Provided data:
= = = = = = =

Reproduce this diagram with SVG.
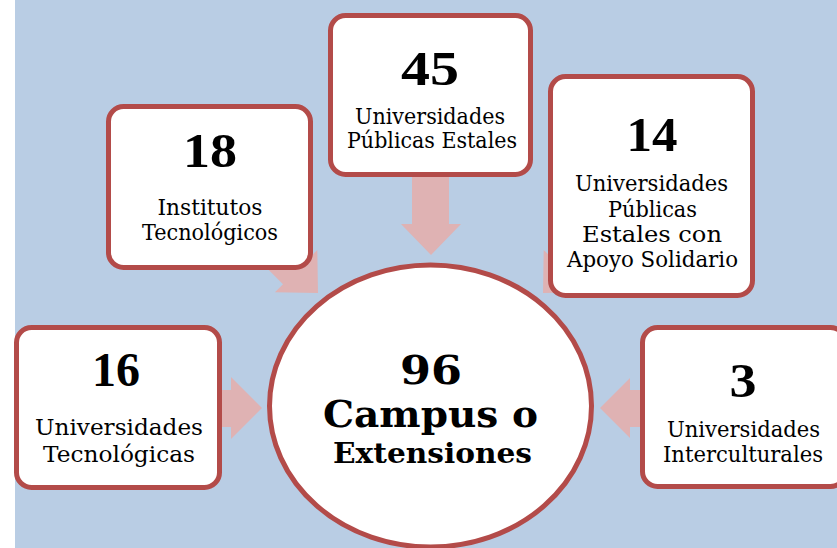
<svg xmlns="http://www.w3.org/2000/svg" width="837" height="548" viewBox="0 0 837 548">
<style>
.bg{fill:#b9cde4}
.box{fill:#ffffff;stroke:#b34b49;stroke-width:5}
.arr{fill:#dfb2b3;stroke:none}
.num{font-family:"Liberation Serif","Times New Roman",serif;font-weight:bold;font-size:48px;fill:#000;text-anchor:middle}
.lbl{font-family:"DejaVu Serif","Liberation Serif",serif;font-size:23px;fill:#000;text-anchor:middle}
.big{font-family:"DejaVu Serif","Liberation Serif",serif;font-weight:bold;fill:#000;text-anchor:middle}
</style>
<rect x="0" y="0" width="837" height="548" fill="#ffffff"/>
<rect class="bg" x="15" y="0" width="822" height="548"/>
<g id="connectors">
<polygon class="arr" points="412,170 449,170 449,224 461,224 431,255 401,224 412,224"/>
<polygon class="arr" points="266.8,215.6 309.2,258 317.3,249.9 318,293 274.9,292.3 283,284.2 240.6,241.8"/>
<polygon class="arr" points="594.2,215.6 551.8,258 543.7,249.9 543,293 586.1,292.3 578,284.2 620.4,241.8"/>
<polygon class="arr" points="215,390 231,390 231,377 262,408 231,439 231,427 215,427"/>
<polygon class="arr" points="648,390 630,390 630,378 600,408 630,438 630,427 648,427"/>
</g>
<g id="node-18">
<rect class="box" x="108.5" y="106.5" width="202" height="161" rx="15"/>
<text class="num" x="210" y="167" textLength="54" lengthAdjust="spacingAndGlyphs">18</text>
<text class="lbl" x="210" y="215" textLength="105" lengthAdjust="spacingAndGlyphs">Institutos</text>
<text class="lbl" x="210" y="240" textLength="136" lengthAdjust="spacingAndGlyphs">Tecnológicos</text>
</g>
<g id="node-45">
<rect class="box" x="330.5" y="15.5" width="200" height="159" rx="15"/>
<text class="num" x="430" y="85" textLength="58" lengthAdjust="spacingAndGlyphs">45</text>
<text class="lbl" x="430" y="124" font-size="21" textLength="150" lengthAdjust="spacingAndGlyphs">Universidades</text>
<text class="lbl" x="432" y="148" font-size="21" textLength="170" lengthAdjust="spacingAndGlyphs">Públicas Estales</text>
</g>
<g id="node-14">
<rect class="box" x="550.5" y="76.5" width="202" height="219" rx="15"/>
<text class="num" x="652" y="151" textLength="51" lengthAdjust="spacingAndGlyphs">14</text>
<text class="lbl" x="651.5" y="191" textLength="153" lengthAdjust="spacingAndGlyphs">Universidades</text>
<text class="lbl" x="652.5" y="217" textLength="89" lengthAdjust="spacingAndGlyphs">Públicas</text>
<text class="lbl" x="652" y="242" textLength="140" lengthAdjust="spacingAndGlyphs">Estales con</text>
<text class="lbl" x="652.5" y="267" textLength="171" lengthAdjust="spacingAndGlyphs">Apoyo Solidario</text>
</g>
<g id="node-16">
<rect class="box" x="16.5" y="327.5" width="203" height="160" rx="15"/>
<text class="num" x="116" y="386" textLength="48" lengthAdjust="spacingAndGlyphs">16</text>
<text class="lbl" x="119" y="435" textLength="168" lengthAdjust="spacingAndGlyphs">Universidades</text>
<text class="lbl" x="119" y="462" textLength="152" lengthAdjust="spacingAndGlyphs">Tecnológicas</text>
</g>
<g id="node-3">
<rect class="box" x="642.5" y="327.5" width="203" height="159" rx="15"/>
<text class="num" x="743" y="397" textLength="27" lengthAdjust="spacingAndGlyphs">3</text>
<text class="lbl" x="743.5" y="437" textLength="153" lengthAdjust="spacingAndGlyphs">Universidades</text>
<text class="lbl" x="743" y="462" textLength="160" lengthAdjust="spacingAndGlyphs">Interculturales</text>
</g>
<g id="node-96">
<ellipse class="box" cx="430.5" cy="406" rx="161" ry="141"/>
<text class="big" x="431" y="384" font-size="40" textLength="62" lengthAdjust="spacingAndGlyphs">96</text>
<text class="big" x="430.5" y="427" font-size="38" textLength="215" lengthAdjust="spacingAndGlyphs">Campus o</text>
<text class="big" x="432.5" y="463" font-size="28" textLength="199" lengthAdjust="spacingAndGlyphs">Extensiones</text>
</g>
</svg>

= = = = = = =

Brief:
Keep the pictures out of the copy and return the rest of the data above exactly.

Finished answer:
Reproduce this diagram with SVG.
<svg xmlns="http://www.w3.org/2000/svg" width="837" height="548" viewBox="0 0 837 548">
<style>
.bg{fill:#b9cde4}
.box{fill:#ffffff;stroke:#b34b49;stroke-width:5}
.arr{fill:#dfb2b3;stroke:none}
.num{font-family:"Liberation Serif","Times New Roman",serif;font-weight:bold;font-size:48px;fill:#000;text-anchor:middle}
.lbl{font-family:"DejaVu Serif","Liberation Serif",serif;font-size:23px;fill:#000;text-anchor:middle}
.big{font-family:"DejaVu Serif","Liberation Serif",serif;font-weight:bold;fill:#000;text-anchor:middle}
</style>
<rect x="0" y="0" width="837" height="548" fill="#ffffff"/>
<rect class="bg" x="15" y="0" width="822" height="548"/>
<g id="connectors">
<polygon class="arr" points="412,170 449,170 449,224 461,224 431,255 401,224 412,224"/>
<polygon class="arr" points="266.8,215.6 309.2,258 317.3,249.9 318,293 274.9,292.3 283,284.2 240.6,241.8"/>
<polygon class="arr" points="594.2,215.6 551.8,258 543.7,249.9 543,293 586.1,292.3 578,284.2 620.4,241.8"/>
<polygon class="arr" points="215,390 231,390 231,377 262,408 231,439 231,427 215,427"/>
<polygon class="arr" points="648,390 630,390 630,378 600,408 630,438 630,427 648,427"/>
</g>
<g id="node-18">
<rect class="box" x="108.5" y="106.5" width="202" height="161" rx="15"/>
<text class="num" x="210" y="167" textLength="54" lengthAdjust="spacingAndGlyphs">18</text>
<text class="lbl" x="210" y="215" textLength="105" lengthAdjust="spacingAndGlyphs">Institutos</text>
<text class="lbl" x="210" y="240" textLength="136" lengthAdjust="spacingAndGlyphs">Tecnológicos</text>
</g>
<g id="node-45">
<rect class="box" x="330.5" y="15.5" width="200" height="159" rx="15"/>
<text class="num" x="430" y="85" textLength="58" lengthAdjust="spacingAndGlyphs">45</text>
<text class="lbl" x="430" y="124" font-size="21" textLength="150" lengthAdjust="spacingAndGlyphs">Universidades</text>
<text class="lbl" x="432" y="148" font-size="21" textLength="170" lengthAdjust="spacingAndGlyphs">Públicas Estales</text>
</g>
<g id="node-14">
<rect class="box" x="550.5" y="76.5" width="202" height="219" rx="15"/>
<text class="num" x="652" y="151" textLength="51" lengthAdjust="spacingAndGlyphs">14</text>
<text class="lbl" x="651.5" y="191" textLength="153" lengthAdjust="spacingAndGlyphs">Universidades</text>
<text class="lbl" x="652.5" y="217" textLength="89" lengthAdjust="spacingAndGlyphs">Públicas</text>
<text class="lbl" x="652" y="242" textLength="140" lengthAdjust="spacingAndGlyphs">Estales con</text>
<text class="lbl" x="652.5" y="267" textLength="171" lengthAdjust="spacingAndGlyphs">Apoyo Solidario</text>
</g>
<g id="node-16">
<rect class="box" x="16.5" y="327.5" width="203" height="160" rx="15"/>
<text class="num" x="116" y="386" textLength="48" lengthAdjust="spacingAndGlyphs">16</text>
<text class="lbl" x="119" y="435" textLength="168" lengthAdjust="spacingAndGlyphs">Universidades</text>
<text class="lbl" x="119" y="462" textLength="152" lengthAdjust="spacingAndGlyphs">Tecnológicas</text>
</g>
<g id="node-3">
<rect class="box" x="642.5" y="327.5" width="203" height="159" rx="15"/>
<text class="num" x="743" y="397" textLength="27" lengthAdjust="spacingAndGlyphs">3</text>
<text class="lbl" x="743.5" y="437" textLength="153" lengthAdjust="spacingAndGlyphs">Universidades</text>
<text class="lbl" x="743" y="462" textLength="160" lengthAdjust="spacingAndGlyphs">Interculturales</text>
</g>
<g id="node-96">
<ellipse class="box" cx="430.5" cy="406" rx="161" ry="141"/>
<text class="big" x="431" y="384" font-size="40" textLength="62" lengthAdjust="spacingAndGlyphs">96</text>
<text class="big" x="430.5" y="427" font-size="38" textLength="215" lengthAdjust="spacingAndGlyphs">Campus o</text>
<text class="big" x="432.5" y="463" font-size="28" textLength="199" lengthAdjust="spacingAndGlyphs">Extensiones</text>
</g>
</svg>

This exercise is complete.